仮決算に基づく中間納付の場合、その年の「中間申告対象期間」をひとつの課税期間とみなして仮決算を行います。たとえば中間申告が1回の個人事業主は、その年の1月~6月をひとつの課税期間とみなして決算処理を行います。そして、この仮決算に基づいて中間申告と納付をするというわけです。
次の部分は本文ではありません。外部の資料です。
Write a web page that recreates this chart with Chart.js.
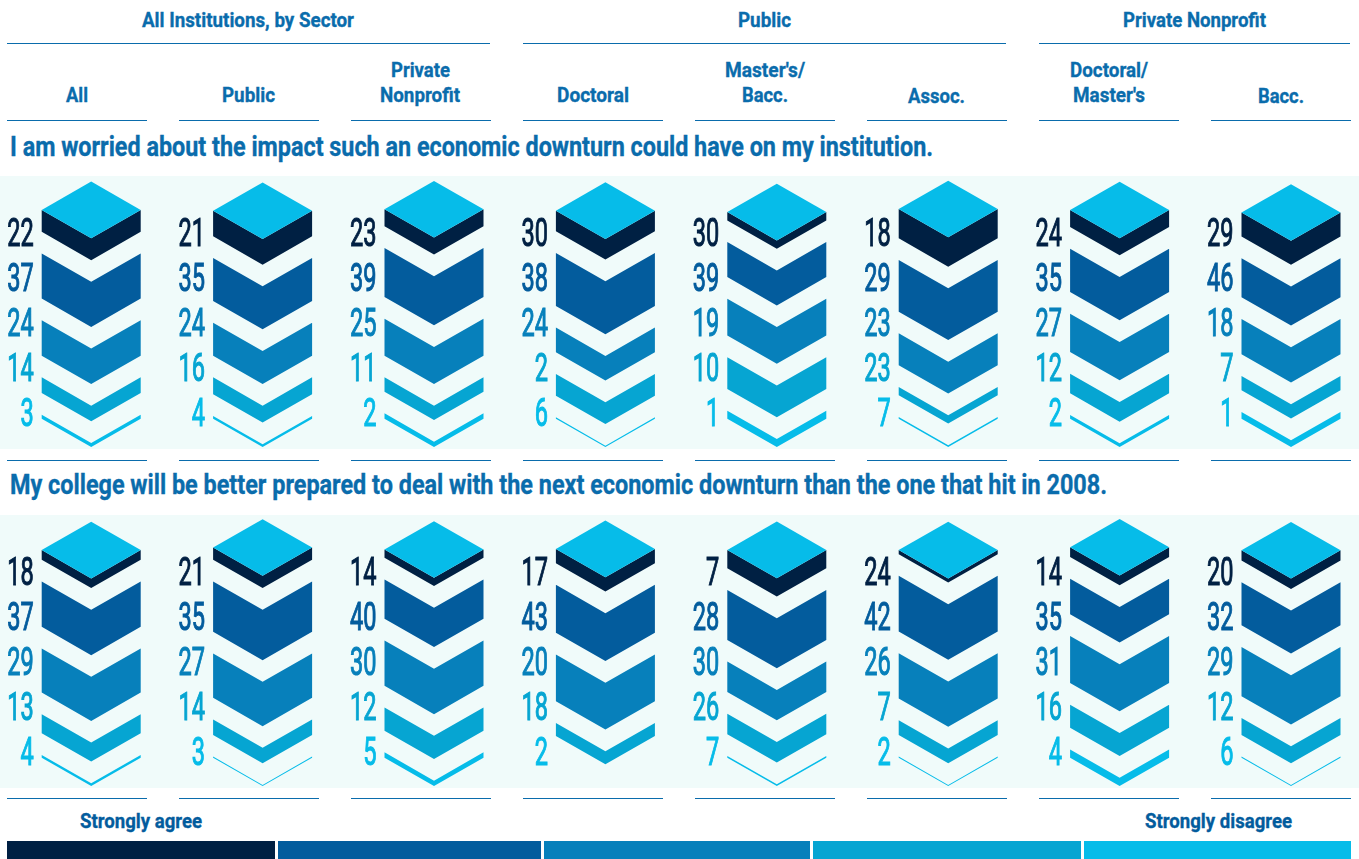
<!DOCTYPE html>
<html><head><meta charset="utf-8">
<script src="https://cdn.jsdelivr.net/npm/chart.js@4"></script>
<style>
html,body{margin:0;padding:0;background:#fff;width:1359px;height:859px;overflow:hidden}
.t{position:absolute;white-space:nowrap;font-family:Roboto,sans-serif;font-weight:700;color:#0a6cac;transform-origin:0 50%;-webkit-text-stroke:0.35px currentColor}
.r{position:absolute;height:1px;background:#0a6cac}
.s{position:absolute}
canvas{position:absolute;left:0;background:#f0fbfa}
</style></head><body>
<canvas id="c1" width="1359" height="273" style="top:176px"></canvas>
<canvas id="c2" width="1359" height="273" style="top:515px"></canvas>
<script>
const categories=["All","Public","Private Nonprofit","Doctoral","Master's/Bacc.","Assoc.","Doctoral/Master's","Bacc."];
const responses=["Strongly agree","Agree","Neutral","Disagree","Strongly disagree"];
const colors=["#002043","#035c9d","#0780bb","#06a5d2","#06bce9"];

// Printed numbers
const worriedLabelSA=[22,21,23,30,30,18,24,29];
const worriedLabelA=[37,35,39,38,39,29,35,46];
const worriedLabelN=[24,24,25,24,19,23,27,18];
const worriedLabelD=[14,16,11,2,10,23,12,7];
const worriedLabelSD=[3,4,2,6,1,7,2,1];
const preparedLabelSA=[18,21,14,17,7,24,14,20];
const preparedLabelA=[37,35,40,43,28,42,35,32];
const preparedLabelN=[29,27,30,20,30,26,31,29];
const preparedLabelD=[13,14,12,18,26,7,16,12];
const preparedLabelSD=[4,3,5,2,7,2,4,6];

// Band thicknesses as drawn in the picture
const worriedBandSA=[18,21,13.9,16.9,6.8,24,13.9,19.7];
const worriedBandA=[36.9,35.2,40.2,43.4,28.7,42.3,35.5,32];
const worriedBandN=[29,27,30.3,20.2,30.1,26.2,31.4,29];
const worriedBandD=[12.8,13.9,11.7,17.8,26,6.8,16.1,11.7];
const worriedBandSD=[3.3,2.2,4.4,1.1,6.6,1.4,3,5.5];
const preparedBandSA=[7.9,10.1,6.8,11.7,15,3.3,7.9,8.5];
const preparedBandA=[37.2,41.3,32.2,39.3,41,45.6,29.2,35.2];
const preparedBandN=[36.1,36.3,37.2,38.3,24.9,37.2,38.5,40.4];
const preparedBandD=[15.6,12.6,18.9,10.7,16.9,12,18.9,13.9];
const preparedBandSD=[2.2,0.9,4.4,0,1.4,0.9,6.8,0.9];

const GAP=21.7, APEX=28.3, BAR=99;

const chevronPlugin={
  id:'chevrons',
  beforeDatasetDraw(chart,args){
    const ctx=chart.ctx, i=args.index, shift=GAP*i, ds=chart.data.datasets[i];
    args.meta.data.forEach((el,k)=>{
      const h=el.base-el.y;
      const L=el.x-BAR/2, R=el.x+BAR/2, top=el.y-shift, bot=el.base-shift;
      if(h>0.05){
        ctx.fillStyle=ds.backgroundColor;
        ctx.beginPath();
        ctx.moveTo(L,top);ctx.lineTo(el.x,top+APEX);ctx.lineTo(R,top);
        ctx.lineTo(R,bot);ctx.lineTo(el.x,bot+APEX);ctx.lineTo(L,bot);
        ctx.closePath();ctx.fill();
      }
      if(i===4){
        ctx.fillStyle=colors[4];
        ctx.beginPath();
        ctx.moveTo(L,top);ctx.lineTo(el.x,top-APEX);ctx.lineTo(R,top);ctx.lineTo(el.x,top+APEX);
        ctx.closePath();ctx.fill();
      }
    });
    return false;
  },
  afterDatasetsDraw(chart){
    const ctx=chart.ctx, rows=chart.options.plugins.chevrons.rows;
    const meta=chart.getDatasetMeta(0);
    ctx.save();
    ctx.font='400 38px "Liberation Sans Narrow","Roboto",sans-serif';
    ctx.textAlign='right';ctx.textBaseline='alphabetic';
    rows.forEach((row,r)=>{
      ctx.fillStyle=colors[r];
      ctx.strokeStyle=colors[r];
      ctx.lineWidth=1.1;
      row.forEach((v,k)=>{
        ctx.save();
        ctx.translate(meta.data[k].x-BAR/2-8,56+45*r+13.5);
        ctx.scale(0.62,1);
        ctx.fillText(String(v),0,0);
        ctx.strokeText(String(v),0,0);
        ctx.restore();
      });
    });
    ctx.restore();
  }
};

function panel(id,bands,rows){
  return new Chart(document.getElementById(id),{
    type:'bar',
    plugins:[chevronPlugin],
    data:{labels:categories,datasets:bands.map((b,i)=>({label:responses[i],data:b,backgroundColor:colors[i],barThickness:BAR})).reverse()},
    options:{
      responsive:false,animation:false,
      layout:{padding:{left:91.2,right:68,top:114.6,bottom:30.3}},
      plugins:{legend:{display:false},tooltip:{enabled:false},chevrons:{rows}},
      scales:{
        x:{type:'category',stacked:true,offset:false,display:false},
        y:{stacked:true,min:0,max:105,display:false}
      }
    }
  });
}
panel('c1',[worriedBandSA,worriedBandA,worriedBandN,worriedBandD,worriedBandSD],
  [worriedLabelSA,worriedLabelA,worriedLabelN,worriedLabelD,worriedLabelSD]);
panel('c2',[preparedBandSA,preparedBandA,preparedBandN,preparedBandD,preparedBandSD],
  [preparedLabelSA,preparedLabelA,preparedLabelN,preparedLabelD,preparedLabelSD]);

function T(s,x0,x1,cy,size,color){
  const d=document.createElement('div');d.className='t';d.textContent=s;
  d.style.fontSize=size+'px';d.style.lineHeight=(size+4)+'px';
  d.style.left=x0+'px';d.style.top=(cy-(size+4)/2)+'px';
  if(color)d.style.color=color;
  document.body.appendChild(d);
  d.style.transform='scaleX('+((x1-x0)/d.getBoundingClientRect().width)+')';
}
function R(x0,x1,y){const d=document.createElement('div');d.className='r';d.style.left=x0+'px';d.style.width=(x1-x0)+'px';d.style.top=y+'px';document.body.appendChild(d);}

T("All Institutions, by Sector",142,354,20,21);
T("Public",738,791,20,21);
T("Private Nonprofit",1123,1266,20,21);
T("All",66,88,95,21);
T("Public",222,275,95,21);
T("Private",391,450,70,21);
T("Nonprofit",380,460,95,21);
T("Doctoral",557,629,95,21);
T("Master's/",725,805,70,21);
T("Bacc.",742,788,95,21);
T("Assoc.",908,965,96,21);
T("Doctoral/",1070,1148,70,21);
T("Master's",1073,1145,95,21);
T("Bacc.",1258,1304,96,21);
T("I am worried about the impact such an economic downturn could have on my institution.",10,933,147,27);
T("My college will be better prepared to deal with the next economic downturn than the one that hit in 2008.",10,1107,485,27);
T("Strongly agree",80,202,821,21,"#035c9d");
T("Strongly disagree",1145,1292,821,21,"#035c9d");

[[7,490],[523,1006],[1039,1350]].forEach(a=>R(a[0],a[1],43));
[7,179,351,523,695,867,1039,1211].forEach(x=>{[120,460,798].forEach(y=>R(x,x+140,y));});

[[7,275],[278,541],[544,810],[813,1081],[1084,1351]].forEach((a,i)=>{
  const d=document.createElement('div');d.className='s';
  d.style.cssText+=`left:${a[0]}px;width:${a[1]-a[0]}px;top:841px;height:18px;background:${colors[i]}`;
  document.body.appendChild(d);
});
</script>
</body></html>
この方法の場合、税務署から送付される中間申告書ではなく、確定申告書と同じ様式で作成した申告書を提出しなくてはなりません。年末の決算とほぼ同様の処理が年の途中でも必要となるので、事務負担の増加は覚悟しておきましょう。
仮決算でマイナスになっても還付は受けられない
仮決算の結果、消費税額がマイナスになることもあるでしょう。ただ、ここで行うのはあくまでも“仮”の決算なので、金額がマイナスになったとしても中間申告によって消費税の還付を受けることはできません。
まとめ
課税事業者のうち、前年分の確定消費税額(地方消費税額は含めない)が48万円を超えた事業者は、消費税の中間申告・中間納付が必要です。中間申告の方法は2種類あり、「前年実績による中間申告」を選択するのが一般的です。
前年実績による中間申告のポイント
- 対象者には納付時期になると中間申告書と納付書が送られてくる
- 納付書に税額や納付期限が記載してある
- 原則的には、申告書を提出してから納付をする
- しかし実務的には、申告書は未提出でも、納付さえしていればペナルティはない
- 申告書を未提出の場合は、前年実績による中間申告がなされたものとみなされる
前年に比べて本年の業績が著しく悪化した場合は、もうひとつの方法「仮決算に基づく中間申告」を選択することで、中間納付額を抑えられます。事務負担は増えますが、資金繰りに困っている事業者は、こちらの方法を検討しましょう。
ちなみに、前年分の消費税額が48万円以下であっても、税務署へ届出をすれば任意で中間申告ができます。とはいえ事務負担が増えるので、あえて行うメリットはとくにありません。